The President of the Provisional Authority of the Municipality of Orahovac, Aleksandar Micic, said that the suffering of Serbs should be remembered every year.
"Everything that needed to be said about their suffering, torment, and grief of families has been said many times in this place, as well as at other gatherings... It has been said many times, but we need to be reminded every day of what happened 25 years ago. I am sure that we will never forget those days of uncertainty and apprehension. We should recall and remember all the wrongdoings that we experienced and all the suffering," Micic said.
As journalist Olivera Radic recalled, the first victim on July 18, 1998, was Aleksandar Majmarevic.

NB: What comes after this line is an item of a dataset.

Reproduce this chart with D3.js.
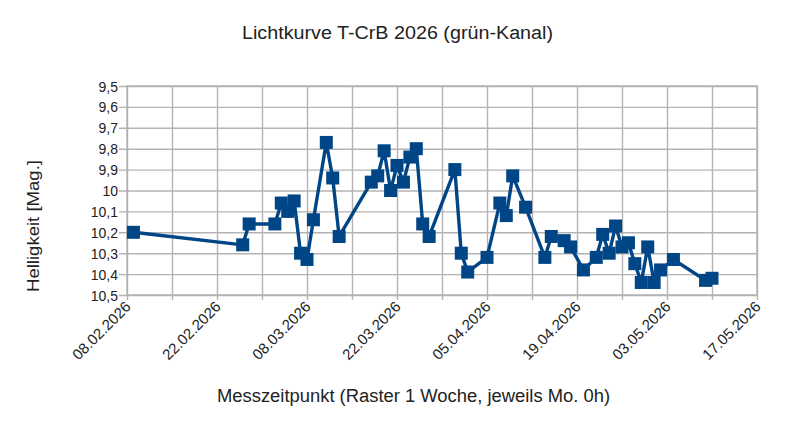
<!DOCTYPE html>
<html>
<head>
<meta charset="utf-8">
<script src="https://cdn.jsdelivr.net/npm/d3@7"></script>
<style>
  body { margin: 0; background: #fff; }
  text { font-family: "Liberation Sans", Arial, sans-serif; fill: #222; }
</style>
</head>
<body>
<script>
// Lichtkurve T-CrB, Werte
var dates = [
  "2026-02-09", "2026-02-26", "2026-02-27", "2026-03-03", "2026-03-04",
  "2026-03-05", "2026-03-06", "2026-03-07", "2026-03-08", "2026-03-09",
  "2026-03-11", "2026-03-12", "2026-03-13", "2026-03-18", "2026-03-19",
  "2026-03-20", "2026-03-21", "2026-03-22", "2026-03-23", "2026-03-24",
  "2026-03-25", "2026-03-26", "2026-03-27", "2026-03-31", "2026-04-01",
  "2026-04-02", "2026-04-05", "2026-04-07", "2026-04-08", "2026-04-09",
  "2026-04-11", "2026-04-14", "2026-04-15", "2026-04-17", "2026-04-18",
  "2026-04-20", "2026-04-22", "2026-04-23", "2026-04-24", "2026-04-25",
  "2026-04-26", "2026-04-27", "2026-04-28", "2026-04-29", "2026-04-30",
  "2026-05-01", "2026-05-02", "2026-05-04", "2026-05-09", "2026-05-10"
];
var mags = [
  10.20, 10.26, 10.16, 10.16, 10.06,
  10.10, 10.05, 10.30, 10.33, 10.14,
  9.77, 9.94, 10.22, 9.96, 9.93,
  9.81, 10.00, 9.88, 9.96, 9.84,
  9.80, 10.16, 10.22, 9.90, 10.30,
  10.39, 10.32, 10.06, 10.12, 9.93,
  10.08, 10.32, 10.22, 10.24, 10.27,
  10.38, 10.32, 10.21, 10.30, 10.17,
  10.27, 10.25, 10.35, 10.44, 10.27,
  10.44, 10.38, 10.33, 10.43, 10.42
];
var xStart = "2026-02-08";
var xEnd = "2026-05-17";
var yTicks = [9.5, 9.6, 9.7, 9.8, 9.9, 10.0, 10.1, 10.2, 10.3, 10.4, 10.5];

var title = "Lichtkurve T-CrB 2026 (grün-Kanal)";
var xTitle = "Messzeitpunkt (Raster 1 Woche, jeweils Mo. 0h)";
var yTitle = "Helligkeit [Mag.]";

window.onload = function() {

  var W = 796, H = 434;
  var margin = { top: 86, right: 39, bottom: 139, left: 127 };
  var width = W - margin.left - margin.right;
  var height = H - margin.top - margin.bottom;

  var parse = d3.utcParse("%Y-%m-%d");
  var data = dates.map(function(d, i) { return { t: parse(d), m: mags[i] }; });

  var svg = d3.select("body").append("svg")
    .attr("width", W)
    .attr("height", H);

  var g = svg.append("g")
    .attr("transform", "translate(" + margin.left + "," + margin.top + ")");

  var xscale = d3.scaleUtc()
    .domain([parse(xStart), parse(xEnd)])
    .range([0, width]);

  // magnitude: small value on top
  var yscale = d3.scaleLinear()
    .domain([9.5, 10.5])
    .range([0, height]);

  var de = d3.formatLocale({ decimal: ",", thousands: ".", grouping: [3], currency: ["", " €"] });
  var yfmt = de.format(".1~f");

  // one grid line per week, label every second one
  var weeks = d3.range(0, 15).map(function(i) { return d3.utcDay.offset(parse(xStart), i * 7); });
  var labelWeeks = weeks.filter(function(d, i) { return i % 2 == 0; });
  var fmtDate = d3.utcFormat("%d.%m.%Y");

  // horizontal grid + ticks to the left
  var yAxis = d3.axisLeft(yscale)
    .tickValues(yTicks)
    .tickSize(-width - 8)
    .tickFormat(yfmt);
  var yg = g.append("g")
    .attr("class", "y axis")
    .attr("transform", "translate(-8,0)")
    .call(yAxis);
  yg.select(".domain").remove();
  yg.selectAll("line").attr("stroke", "#b3b3b3").attr("stroke-width", 1.4);
  yg.selectAll("text")
    .attr("x", -1)
    .attr("dy", "0.36em")
    .style("font-size", "14px")
    .style("fill", "#222");

  // vertical grid every week + small ticks below
  var xAxis = d3.axisBottom(xscale)
    .tickValues(weeks)
    .tickSize(-height)
    .tickFormat("");
  var xg = g.append("g")
    .attr("class", "x axis")
    .attr("transform", "translate(0," + height + ")")
    .call(xAxis);
  xg.select(".domain").remove();
  xg.selectAll("line")
    .attr("y1", 5)
    .attr("stroke", "#b3b3b3")
    .attr("stroke-width", 1.4);

  // frame
  g.append("rect")
    .attr("width", width)
    .attr("height", height)
    .attr("fill", "none")
    .attr("stroke", "#b3b3b3")
    .attr("stroke-width", 1.4);

  // date labels, rotated
  g.selectAll("text.date")
    .data(labelWeeks)
    .enter().append("text")
    .attr("class", "date")
    .attr("text-anchor", "end")
    .attr("transform", function(d) {
      return "translate(" + (xscale(d) + 1) + "," + (height + 9) + ") rotate(-45)";
    })
    .attr("dy", "0.35em")
    .style("font-size", "15px")
    .text(function(d) { return fmtDate(d); });

  // the light curve
  var line = d3.line()
    .x(function(d) { return xscale(d.t); })
    .y(function(d) { return yscale(d.m); });

  g.append("path")
    .datum(data)
    .attr("fill", "none")
    .attr("stroke", "#004586")
    .attr("stroke-width", 3.4)
    .attr("stroke-linejoin", "round")
    .attr("d", line);

  var s = 13;
  g.selectAll("rect.pt")
    .data(data)
    .enter().append("rect")
    .attr("class", "pt")
    .attr("x", function(d) { return xscale(d.t) - s / 2; })
    .attr("y", function(d) { return yscale(d.m) - s / 2; })
    .attr("width", s)
    .attr("height", s)
    .attr("fill", "#004586");

  // titles
  svg.append("text")
    .attr("x", 397.5)
    .attr("y", 39)
    .attr("text-anchor", "middle")
    .attr("textLength", 311)
    .attr("lengthAdjust", "spacingAndGlyphs")
    .style("font-size", "18px")
    .text(title);

  svg.append("text")
    .attr("x", 413.5)
    .attr("y", 402)
    .attr("text-anchor", "middle")
    .attr("textLength", 393)
    .attr("lengthAdjust", "spacingAndGlyphs")
    .style("font-size", "18px")
    .text(xTitle);

  svg.append("text")
    .attr("transform", "translate(39,226) rotate(-90)")
    .attr("text-anchor", "middle")
    .attr("textLength", 132)
    .attr("lengthAdjust", "spacingAndGlyphs")
    .style("font-size", "17px")
    .text(yTitle);
};
</script>
</body>
</html>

"The day after, under the church bell tower in the church gate in Orahovac, the blows of hammers could be heard as Petko Simic and Srecko Kolasinac made a coffin for the murdered Acko from rough, barely found boards from the nearby houses. At the funeral of Acko, for whom not even the priest could come the garden behind the church altar began to turn into a cemetery. Those images are obscured by the whistling of bullets flying above us, and a child's voice announcing that there are dead and wounded over there near the Baljosevic family house. And the knowledge that a grenade destroyed the bodies of Jagos fil Djokic, Vekoslav Kazic, and Borivoje Simic. They brought them dead in blankets and laid them on the stone slabs in our church, and blood was still gushing out of their destroyed entrails. Doctor Vekoslav's bandages were not enough to stop the bleeding, I folded their hands on their chests and put a twig of basil between them, which my mother-in-law was drying, under the eaves in the church," Radic testified.
In 2005, the remains of thirty-six persons kidnapped in July 1998 were found in Malisevo and Volujak.